Infelizmente, não será assim. Este regime russo irá resistir e aproveitar as fragilidades dos países democráticos que se lhe opõem. Para tal, dispõe de duas armas que domina como poucos: a desinformação e a sua quinta-coluna.

O regime russo demorou décadas a estruturar uma enorme máquina de desinformação e propaganda que utiliza com o maior despudor contra os seus adversários. É uma escola com mais de um século de experiência que tem vindo a ser reinventada para o novo paradigma da sociedade de informação, e que assenta na equivocidade informacional – o excesso de informação ou a informação conflituante. As evidências da sua utilização, em particular contra as democracias ocidentais, no sentido de as enfraquecer através da criação de cisões internas, são abundantes.

A segunda das armas é a quinta-coluna russa nos países ocidentais. Não é uma quinta-coluna no sentido clássico do termo, composta por agentes de influência russos, mas mais abrangente e integradora de várias categorias de indivíduos e organizações que vai desde os saudosistas de uma esquerda anti-americana e “anti-imperialista”, aos movimentos de extrema-direita e populistas radicais, em parte subsidiados, direta ou indiretamente, pelo regime russo, e dos que partilham uma visão autoritária dos Estados, aos que acreditam que uma nova ordem internacional multipolar assente no permanente conflito entre Estados é um caminho preferencial ao que descrevem como uma globalização assente em ideias liberais.

A estes juntam-se ainda todos aqueles que acham que as atuais dificuldades económicas que enfrentamos, fruto desta proto-economia de guerra em que nos encontramos, se devem a termos sido arrastados para um conflito, lateral e localizado, na Ucrânia.

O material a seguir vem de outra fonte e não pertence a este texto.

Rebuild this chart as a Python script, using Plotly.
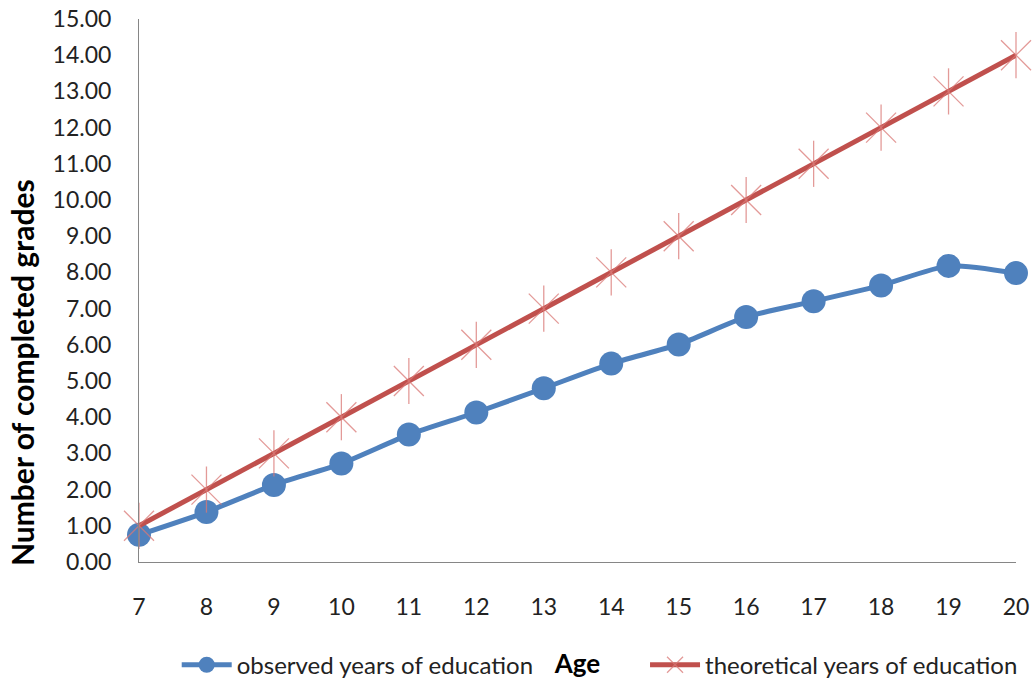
import plotly.graph_objects as go

ages = [7, 8, 9, 10, 11, 12, 13, 14, 15, 16, 17, 18, 19, 20]
observed = [0.75, 1.38, 2.13, 2.72, 3.52, 4.13, 4.80, 5.48, 6.01, 6.77, 7.20, 7.64, 8.18, 7.98]
theoretical = [1, 2, 3, 4, 5, 6, 7, 8, 9, 10, 11, 12, 13, 14]
y_ticks = [i for i in range(16)]
y_title = "Number of completed grades"
x_title = "Age"

FONT = "Lato"
BLUE = "#4f81bd"
RED = "#c0504d"
STAR = "rgba(217,120,118,0.75)"

fig = go.Figure()
fig.add_trace(go.Scatter(
    x=ages, y=observed, mode="lines+markers", name="observed years of education",
    line=dict(color=BLUE, width=5, shape="spline", smoothing=0.6),
    marker=dict(symbol="circle", size=24, color=BLUE),
    cliponaxis=False, legend="legend",
))
fig.add_trace(go.Scatter(
    x=ages, y=theoretical, mode="lines+markers", name="theoretical years of education",
    line=dict(color=RED, width=5),
    marker=dict(symbol="x-thin-open", size=30, color=STAR, line=dict(color=STAR, width=1.3)),
    cliponaxis=False, legend="legend2",
))
fig.add_trace(go.Scatter(
    x=ages, y=theoretical, mode="markers", showlegend=False, hoverinfo="skip",
    marker=dict(symbol="line-ns-open", size=33, color=STAR, line=dict(color=STAR, width=1.3)),
    cliponaxis=False,
))

leg_common = dict(orientation="h", yanchor="middle", y=-0.19, xanchor="left",
                  font=dict(family=FONT, size=24, color="#222"), bgcolor="rgba(0,0,0,0)",
                  itemwidth=50)

fig.update_layout(
    width=1033, height=684,
    margin=dict(l=139, r=17, t=19, b=122, autoexpand=False),
    paper_bgcolor="white", plot_bgcolor="white",
    font=dict(family=FONT, size=23, color="#222"),
    showlegend=True,
    legend=dict(x=0.043, **leg_common),
    legend2=dict(x=0.577, **leg_common),
    xaxis=dict(range=[7, 20], tickvals=ages, ticktext=[str(a) for a in ages],
               showgrid=False, zeroline=False, showline=True, linecolor="#868686", linewidth=1,
               ticks="outside", ticklen=0, ticklabelstandoff=24, automargin=False,
               tickfont=dict(family=FONT, size=23, color="#222"),
               title=dict(text=f"<b>{x_title}</b>", font=dict(family=FONT, size=26, color="black"), standoff=36)),
    yaxis=dict(range=[0, 15], tickvals=y_ticks, ticktext=[f"{v:.2f}" for v in y_ticks],
               showgrid=False, zeroline=False, showline=True, linecolor="#868686", linewidth=1,
               ticks="outside", ticklen=0, ticklabelstandoff=22, automargin=False,
               tickfont=dict(family=FONT, size=23, color="#222")),
    annotations=[dict(text=f"<b>{y_title}</b>", textangle=-90, xref="paper", yref="paper",
                      x=-0.1334, y=0.348, xanchor="center", yanchor="middle", showarrow=False,
                      font=dict(family=FONT, size=30, color="black"))],
)

fig.write_html("out.html", post_script="document.body.style.margin='0';",
               config={"displayModeBar": False})
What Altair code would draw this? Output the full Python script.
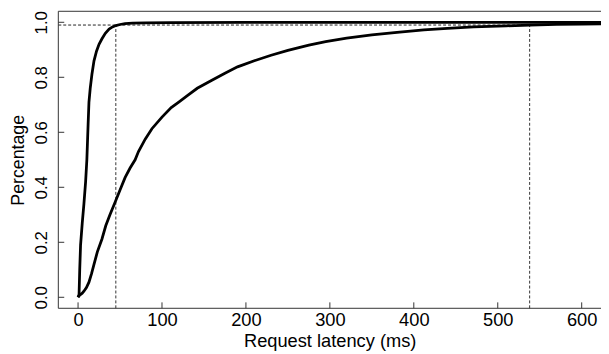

E é aqui que reside o erro trágico de perspetiva, pois por muito forte que seja a nossa vontade de continuar confortavelmente a nossa vida quotidiana, ao abrigo daquilo que as nossas frágeis democracias nos dão, o conflito na Ucrânia não é um conflito lateral e localizado pelo qual estamos a sofrer danos colaterais. O conflito na Ucrânia é um patamar num conflito permanente e mais alargado connosco. Os ucranianos estão de facto a lutar por nós e não o contrário.